Three years later, a photograph of a woman with a suitcase from Murmansk with several other photographs of Yevgeny Khaldei was used as evidence at the Nuremberg trials.


After a German air raid. Murmansk

In 1943, Evgeniy Khaldei was transferred to the Black Sea. The photojournalist photographed military everyday life in Novorossiysk, Kerch, Feodosia, Bakhchisarai, Simferopol and Sevastopol.


Battles for Novorossiysk

From the memoirs of Evgeniy Khaldei:

- I had the opportunity to participate in the very first battles for Novorossiysk. I photographed those who fought for the city, liberating block after block, who hoisted the flag at the Lenin monument in front of the port administration building. Then - the Kerch bridgehead. Kerch (and again - the naval flag, now on Mount Mithridates), Feodosia, Simferopol, Bakhchisarai, battles on Sapun Mountain and - Sevastopol. This was a year before the Victory...

Liberation of Europe

March 26, 1944 is a significant date in the history of the Great Patriotic War. On this day, Soviet troops reached the state border of the USSR on the Prut River.

Soviet soldiers crossed the Prut River and transferred the fighting to Romanian territory. From that moment on, a new stage of the war began: the liberation of the peoples of Europe from the Nazi invaders.


In liberated Bulgaria, 1944

From the memoirs of Evgeniy Khaldei:

- It sounded a little strange - “the liberation of Europe.” In the reports of the Information Bureau, we are accustomed to hearing about the liberation of our settlements and cities in Ukraine, Belarus, and the Black Sea. And now we stood at the border with Romania. There was no military map, somewhere I found an old geographical atlas, tore out the corresponding page from it - and using this map I found my way around Europe. In August 1944, Soviet troops entered the territory of Romania... Then there was Bulgaria: Ruse, Lovech (here our Studebaker was lifted and carried by a thousand-strong crowd of residents in their arms, here I managed to take a picture of “Rejoicing Bulgaria”), Staro Tarnovo and, finally, Sofia, welcoming the Red Army with all her heart, with great joy... Then - Bucharest again, a jump on a special U-2 communications plane through the Transylvanian Alps, battles on the outskirts of Belgrade. Here we felt the warmth and friendship of the residents and soldiers of the People's Liberation Army of Yugoslavia, among whom Soviet soldiers fought. After heavy fighting, we entered liberated Belgrade. In December 1944, I was already in Hungary and took part in the liberation of Budapest. Then the battles for Vienna began.

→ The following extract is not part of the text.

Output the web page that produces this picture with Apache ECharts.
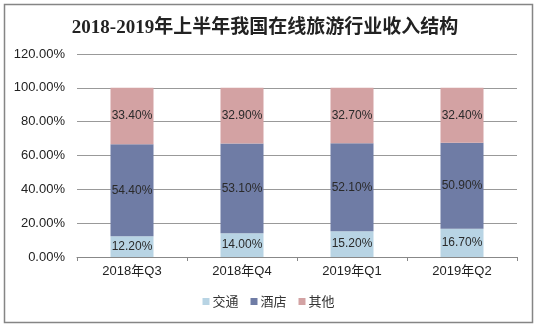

The story of one photograph

The legendary photograph “Victory Banner over the Reichstag” was taken by Evgeniy Khaldei on May 2, 1945 in Berlin. The picture captured soldiers of the 8th Guards Army: Alexey Kovalev, Abdulkhakim Ismailov and Leonid Gorichev. This photo is not reportage, but staged. The photographer asked the soldiers to help take a historical photograph. After which I filmed two tapes with them. The banner held by Alexey Kovalev in the photo was brought with him by Evgeniy Khaldei.


From the memoirs of Evgeniy Khaldei:

- I’ve been thinking for a long time about how to put my “full stop” in a protracted war: what could be more significant - the banner of victory over a defeated enemy!.. By the end of the war, I no longer returned from business trips without taking pictures with banners over liberated or captured cities. The flags over Novorossiysk, over Kerch, over Sevastopol, which were liberated exactly a year before the Victory, are perhaps more dear to me than others. And such an opportunity presented itself,” says Khaldei. - I had barely returned to Moscow from Vienna when the editors of TASS Photo Chronicle ordered me to fly to Berlin the next morning.

An order is an order, and I quickly began to get ready: I ​​understood that Berlin was the end of the war. My distant relative, tailor Israel Kishitser, with whom I lived on Leontyevsky Lane, helped me sew three flags by cutting out the red mestkom tablecloths that TASS supply manager Grisha Lyubinsky “gifted” to me. I personally cut out the star, hammer and sickle from white material... By morning all three flags were ready. I rushed to the airfield and flew to Berlin...

The first banner was installed on the roof of the Tempelhof airfield, the second near the chariot at the Brandenburg Gate. The third banner was installed on the roof of the Reichstag.

Officially, the main banner over the Reichstag (over forty of them were installed by different units) was hoisted the day before by Soviet soldiers Mikhail Egorov, Meliton Kantaria and Alexey Berest.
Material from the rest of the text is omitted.